Almanya 2022 6. Gün Frankfurt
Frankfurt
Nasıl "#nofilter" fotoğraf ? Lisede size jeolojiyi de anlatan bir coğrafya öğretmeniniz varsa, Almanya'nın peneplenleşmiş bir yer olduğunu hatırlıyorsunuzdur. Bu çok da yükselti barındırmayan topraklarda gün doğumları ve gün batımları muhteşem gözüküyor. Hava açıksa tabii. Pek de uyumadığım bir gecenin sonunda güneşin parlement mavisini kovmaya başlayan o ilk altın sarısı ışıklarını Frankfurt garından çıkarken fark ettim. Aslında planım hemen gidip otele valizi bırakmak, bir kaç saat kestirip güne zinde başlamaktı ancak otelde boş oda olmadığı için maalesef check-in saatini beklemek zorunda kaldım.
Yerel yönetimlerin aldığı böyle cesur kararların başta tepkiyle karşılansa da ısrar edildiğinde şehrin çehresini değiştirdiğini Almanya'da çok gördüm. Seul'de de bir örneği vardı mesela, Berlin'de de anlatacağım. Şimdi şöyle düşünün, Karaköy'den Ortaköy'e kadar sahil yolu trafiğe kapatılıyor ve sadece yaya ve bisiklet trafiği için tahsis ediliyor. İmkansız gibi göründüğünü düşünebilirsiniz ancak Alman şehirlerinin çoğunda şehir içinde yolun sağında bisiklet yolu bundan 10 sene öncesine kadar yoktu. Şu anda tüm şehirlerde güvenle bisiklete binilebildiğinden şehir içinde bisiklet kullanım oranları inanılmaz boyutlarda. Ekolojik felakete sürüklenen Dünyamızda bence İstanbul'da da sahil yollarının en azından 1'er şeritleri hafta sonları bisiklete ayrılarak şehir içi araç kullanımının azaltılmasına başlanabilir.

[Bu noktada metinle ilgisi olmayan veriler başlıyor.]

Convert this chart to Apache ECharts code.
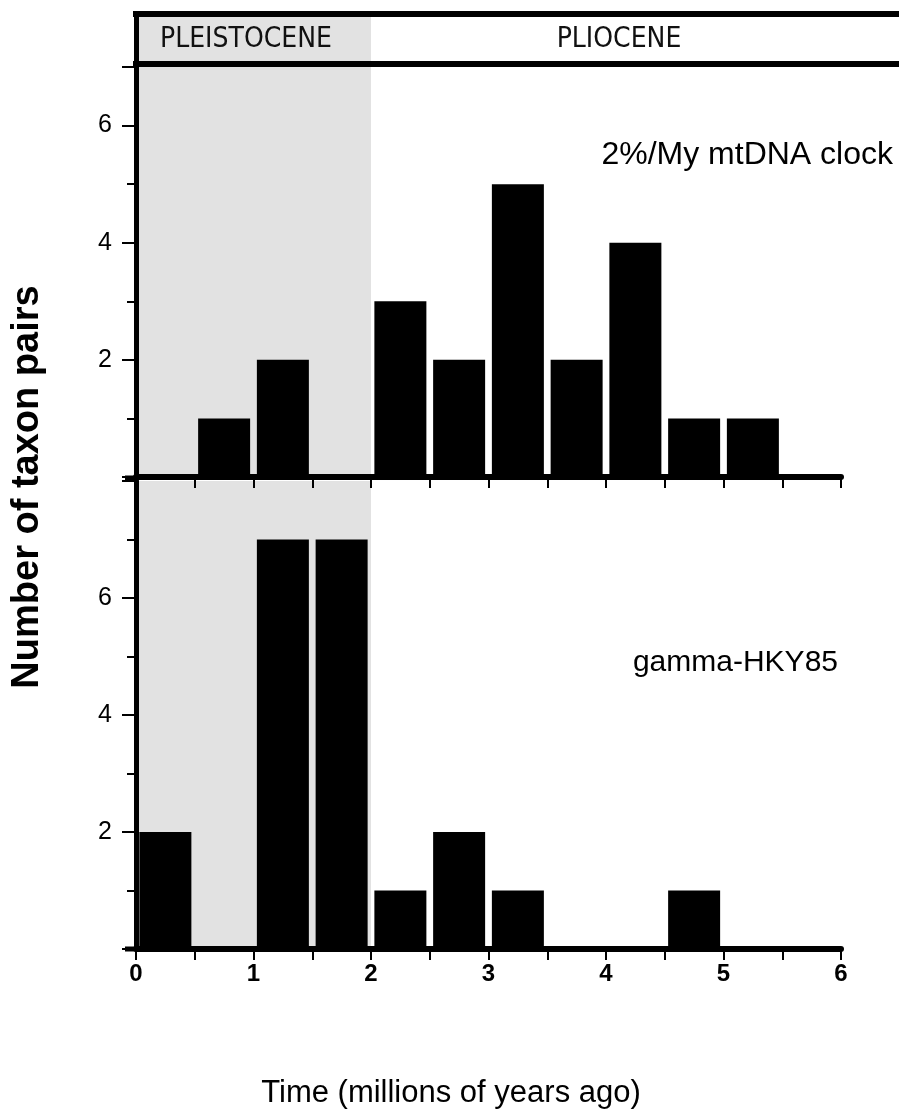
<!DOCTYPE html>
<html>
<head>
<meta charset="utf-8">
<script src="https://cdn.jsdelivr.net/npm/echarts@6/dist/echarts.min.js"></script>
<style>
  html, body { margin: 0; padding: 0; background: #fff; }
  #main { width: 899px; height: 1118px; }
</style>
</head>
<body>
<div id="main"></div>
<script>
// bin centres, 0.5 My wide bins
var binCentres = [0.25, 0.75, 1.25, 1.75, 2.25, 2.75, 3.25, 3.75, 4.25, 4.75, 5.25, 5.75];
var clockCounts = [0, 1, 2, 0, 3, 2, 5, 2, 4, 1, 1, 0];   // 2%/My mtDNA clock
var hkyCounts = [2, 0, 7, 7, 1, 2, 1, 0, 0, 1, 0, 0];     // gamma-HKY85
var epochs = ['PLEISTOCENE', 'PLIOCENE'];
var pleistoceneRange = [0, 2];

function pairs(vals) {
  var out = [];
  for (var i = 0; i < vals.length; i++) {
    if (vals[i] > 0) out.push([binCentres[i], vals[i]]);
  }
  return out;
}

var chart = echarts.init(document.getElementById('main'));
var FONT = 'Liberation Sans';
var GREY = '#e2e2e2';

var grids = [
  { left: 136, width: 705, top: 14, height: 50 },   // epoch header
  { left: 136, width: 705, top: 67, height: 410 },  // clock
  { left: 136, width: 705, top: 481, height: 468 }  // HKY
];

function xAx(idx, labels) {
  return {
    type: 'value', gridIndex: idx, min: 0, max: 6, interval: 0.5,
    show: idx > 0, z: 5,
    axisLine: { show: true, onZero: false, lineStyle: { color: '#000', width: 6 } },
    axisTick: { show: true, length: 11, lineStyle: { color: '#000', width: 2 } },
    splitLine: { show: false },
    axisLabel: {
      show: labels, margin: 13,
      formatter: function (v) { return v % 1 === 0 ? '{t|' + v + '}' : ''; },
      rich: { t: { color: '#000', fontFamily: FONT, fontWeight: 'bold', fontSize: 24 } }
    }
  };
}

function yAx(idx, max) {
  return {
    type: 'value', gridIndex: idx, min: 0, max: max, interval: 2, z: 5,
    axisLine: { show: true, lineStyle: { color: '#000', width: 5 } },
    axisTick: { show: true, length: 14, lineStyle: { color: '#000', width: 2 } },
    minorTick: { show: true, splitNumber: 2, length: 9, lineStyle: { color: '#000', width: 2 } },
    splitLine: { show: false },
    minorSplitLine: { show: false },
    axisLabel: {
      show: true, margin: 24,
      formatter: function (v) { return (v > 0 && v < max && v % 2 === 0) ? '{t|' + v + '}' : ''; },
      rich: { t: { color: '#000', fontFamily: FONT, fontSize: 25 } }
    }
  };
}

function shade() {
  return {
    silent: true,
    itemStyle: { color: GREY },
    data: [[{ xAxis: pleistoceneRange[0] }, { xAxis: pleistoceneRange[1] }]]
  };
}

chart.setOption({
  animation: false,
  backgroundColor: '#fff',
  grid: grids,
  xAxis: [xAx(0, false), xAx(1, false), xAx(2, true)],
  yAxis: [
    { type: 'value', gridIndex: 0, min: 0, max: 1, z: 5,
      axisLine: { show: true, lineStyle: { color: '#000', width: 5 } },
      axisTick: { show: false }, axisLabel: { show: false }, splitLine: { show: false } },
    yAx(1, 7), yAx(2, 8)
  ],
  series: [
    { type: 'bar', xAxisIndex: 0, yAxisIndex: 0, data: [], markArea: shade() },
    { type: 'bar', xAxisIndex: 1, yAxisIndex: 1, data: pairs(clockCounts), barWidth: 52,
      itemStyle: { color: '#000' }, markArea: shade() },
    { type: 'bar', xAxisIndex: 2, yAxisIndex: 2, data: pairs(hkyCounts), barWidth: 52,
      itemStyle: { color: '#000' }, markArea: shade() }
  ],
  graphic: [
    { type: 'line', shape: { x1: 133, y1: 14, x2: 899, y2: 14 }, style: { stroke: '#000', lineWidth: 6 }, z: 10 },
    { type: 'line', shape: { x1: 133, y1: 64, x2: 899, y2: 64 }, style: { stroke: '#000', lineWidth: 6 }, z: 10 },
    { type: 'line', shape: { x1: 125, y1: 478, x2: 136, y2: 478 }, style: { stroke: '#000', lineWidth: 5 }, z: 10 },
    { type: 'line', shape: { x1: 125, y1: 949, x2: 136, y2: 949 }, style: { stroke: '#000', lineWidth: 5 }, z: 10 },
    { type: 'text', x: 246, y: 40, z: 10, style: { text: epochs[0], fill: '#111', font: '28px "DejaVu Sans Condensed", sans-serif', align: 'center', verticalAlign: 'middle' } },
    { type: 'text', x: 619, y: 40, z: 10, style: { text: epochs[1], fill: '#111', font: '28px "DejaVu Sans Condensed", sans-serif', align: 'center', verticalAlign: 'middle' } },
    { type: 'text', x: 893, y: 155, z: 10, style: { text: '2%/My mtDNA clock', fill: '#000', font: '32px "Liberation Sans"', align: 'right', verticalAlign: 'middle' } },
    { type: 'text', x: 838, y: 663, z: 10, style: { text: 'gamma-HKY85', fill: '#000', font: '30px "Liberation Sans"', align: 'right', verticalAlign: 'middle' } },
    { type: 'text', x: 28, y: 487, rotation: Math.PI / 2, z: 10, style: { text: 'Number of taxon pairs', fill: '#000', font: 'bold 38px "Liberation Sans"', align: 'center', verticalAlign: 'middle' } },
    { type: 'text', x: 451, y: 1093, z: 10, style: { text: 'Time (millions of years ago)', fill: '#000', font: '31px "Liberation Sans"', align: 'center', verticalAlign: 'middle' } }
  ]
});
</script>
</body>
</html>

Frankfurt finans kenti olarak biliniyor ama sanat ve kültür adına bu önyargıyı kıracak fazlasıyla etkinlik var. Yukarıdaki canlı müzikli Nosferatu gösterimi sinefillerin gözünden kaçmayacaktır. Maalesef günlerime denk gelmediği için gidemedim. Bir de bu tarz etkinlikleri 1 ay öncesinden duyuruyorlar burada. İlginç.
Şehri biraz turladıktan sonra fena halde uyku bastırdığı için sabah 9 civarı Avrupa'nın finans merkezi kabul edilen ve 2015 yılına kadar Avrupa Merkez Bankası'na da ev sahipliği yapan gökdelenler bölgesinin dibindeki bir parkta, bir banka kıvrılarak biraz kestirdim. Sonra şehrin "İstiklal Caddesi" diye tanımlayabileceğimiz Zeil tarafına geçip Galeria Avm'de kahvemi içip wifi'den yararlanarak check-in saatimin gelmesini bekledim.
Otele dönüş yolum üstünde Paulskirche ismindeki Demokratik Almanya'nın ilk parlementosunun toplandığı eski kilise binasını gezdim. Aşırı simetrik yapı Wes Anderson'a göz kırpıyordu. DM-drogerie markt isimli kozmetik mağazasından bebekler için pişik kremi alarak otele döndüm zira katlanır bisikletin üstünde o kadar kilometre yapmanın bir karşılığı kuşkusuz olacaktı.
Akşamüstü şöyle güzel bir yemek için dışarı çıktım. Öncesinde Städel Müzesini gezmek gibi de bir planım vardı ancak müze kapanmak üzere olduğundan o geziyi yarına bırakarak Tripadvisor'dan bulduğum hemen nehrin karşısındaki Mystery of Pizza isimli pizzacıda happy hourumu yaptım. Masada gördüğünüz buraya özgü bir elma şarabı. Aslında Apfelweinwirtschaft denilen üreticilerin butik restoranlarında içmek makbulmüş. Restoranların menüsünü ve fiyatlarını gördüğümde pizza bana daha cazip geldi. Yukarıdaki yemeğe 23 € ödedim ki diğer restoranlardan ucuz bir yerdi. Şüphesiz aşağıdaki resimde nehir kenarında hamsi döner satan tekneden de yiyebilirdim ama yerel lezzet peşinde koşarken ödeyeceğiniz paradan daha önde tuttuğunuz şeyler var. Damak tadı gibi. Hamsi döner nedir ya :)
Üstteki fotoğrafta da gördüğünüz gibi buranın halkı içkiyi bir enstrüman olarak kullanıyor. Geri dönüşümlerden taşarcasına içiyorlar.